What then for home schooling? And so, as I’m sure we all know, the juggle began. Douglas and I did shifts of schooling (for about 2 days I attempted maths but it was so demoralising for all concerned, considering I failed my o’grade and have passed these genes around somewhat liberally.)The curriculum swiftly became a bit more creative. The first week was quite lovely, Douglas did music with them in the morning and I did English in the afternoon, in between plently of home ec and PE, otherwise known as making highly calorific/fried snacks every half hour and jumping on the trampoline. My fear of being at home with my family had quickly transformed into thinking we could transmogrify into some hybrid of the Waltons and Little House on the Prairie. By week 2, I was losing my mind. The elder teens were sleeping till 4 and doing none of the helpful things I’d attempted to instigate. The eldest didn’t see the need to help with her sister’s schooling while her dad and I worked. Number 2, a trainee chef, saw no need to help with family meals and I listened to myself, bribe, berate, moan, nag, shout and slam once too often over the next 6 weeks. Now? My expectations have lowered and things are calmer. The eldest isn’t on houseparty quite so often, there’s not quite so many empty cans of neon coloured alcohol under her bed. Number 2 still spends most of his day in bed but then its cycling or fishing,(or so he tells us….) so at least an activity. No one has learned an instrument. Pictures lean against walls un hung. We are not a board game playing family. There have been no great revelations. We have had our ups and downs, but everyone’s mental health has remained fairly buoyant throughout. There have even been some lovely time times.

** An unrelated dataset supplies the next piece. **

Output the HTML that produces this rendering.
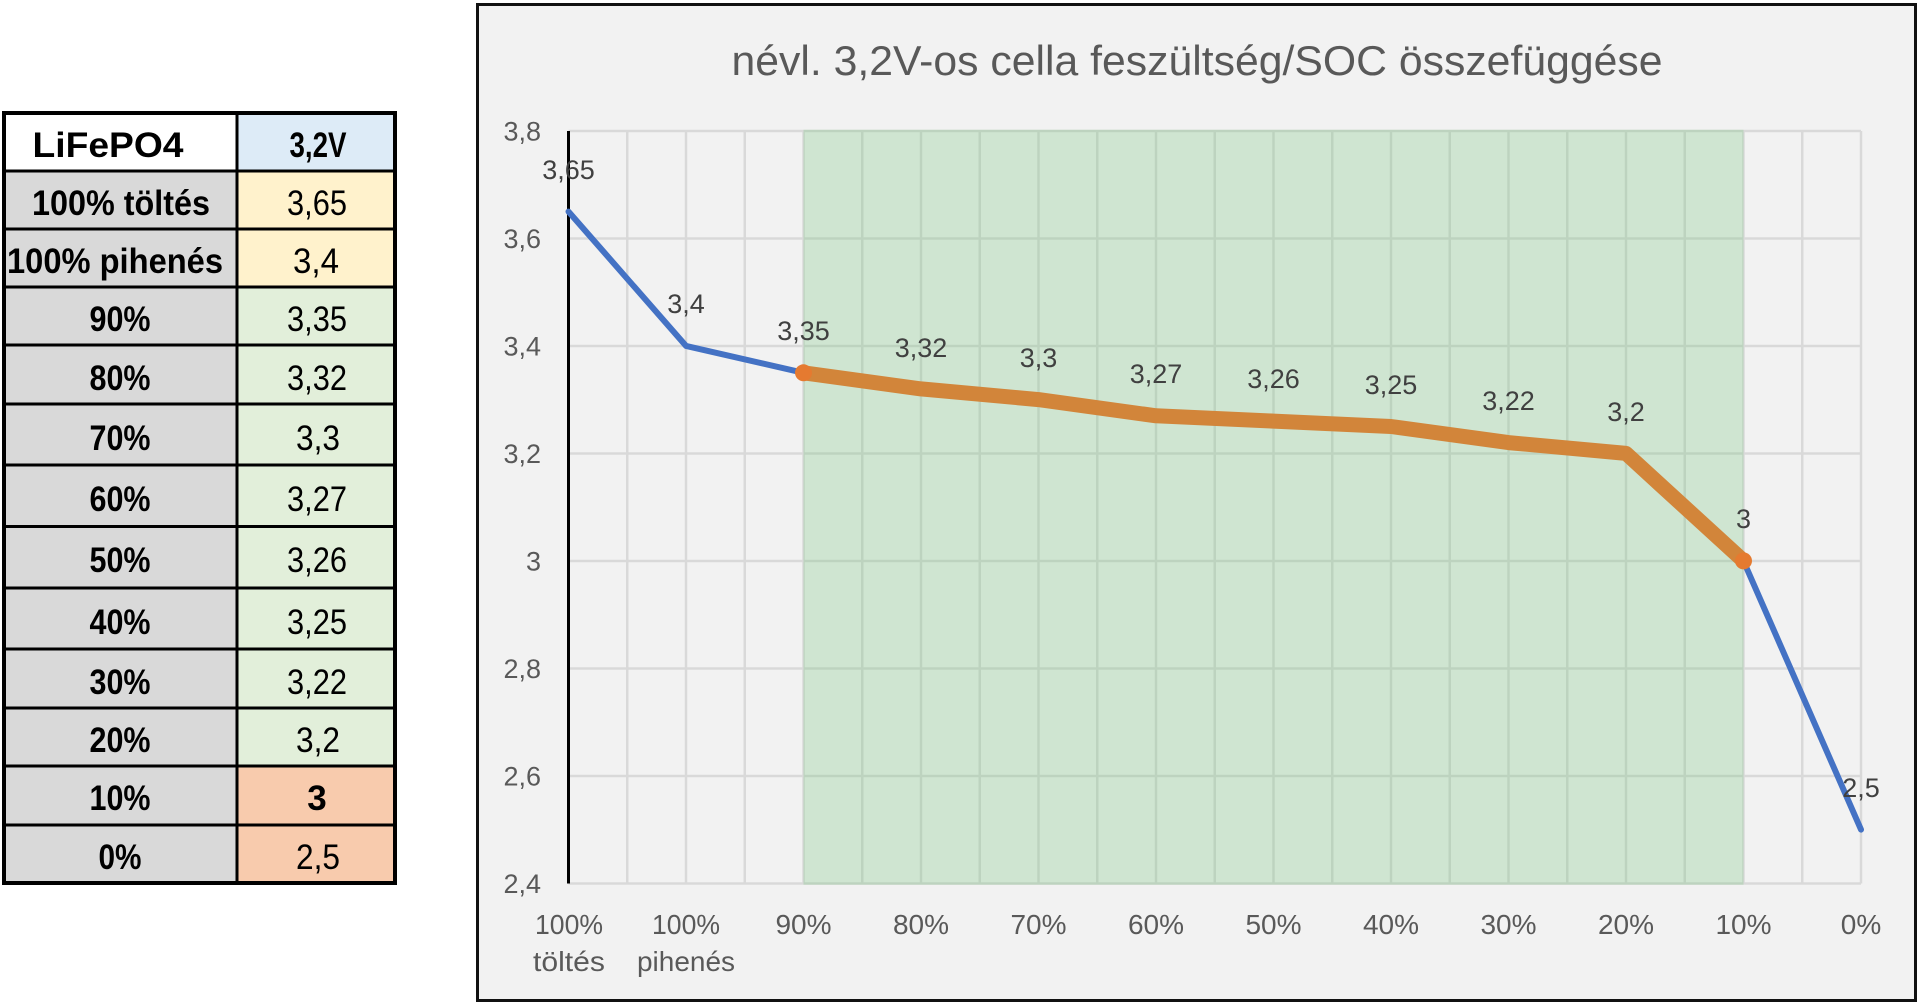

Everyone is cycling more. Douglas and I walk every evening and have lunch in the garden with an assortment of kids most days. Flora has started playing piano of her own volition and Matilda is a TikTok queen. She and I have also dipped our toes in the online world. Actually, we dived head first into the land of Facebook live and found we quite like it. Matilda’s appearances on Facebook with Frets Kitchen Concerts and fb live with Home-start singing and signing sessions and our Tiny Gigs performance for mental health charity Tiny Minds , have provided a structure to our week. She chooses the songs, learns the lyrics, rehearses and loves the performance aspect. We’ve had to learn new ways to fill our time and while it’s not the same as being at clubs and meeting others, it’s not all bad. We’ve had to find ways to keep active with gymnastics, football, swimming and drama all cancelled for the foreseeable future. The girls do online dance sessions that I’m not allowed to join and look at me sadly when I ask them to join me with my YouTube yoga. No one walks with us without full on bribing or tears (me and them). But I’m learning to let this go. They just want to be left alone to get on with it, but I need them to need me. What does this say about them? What does it say about me? No answers on a postcard please.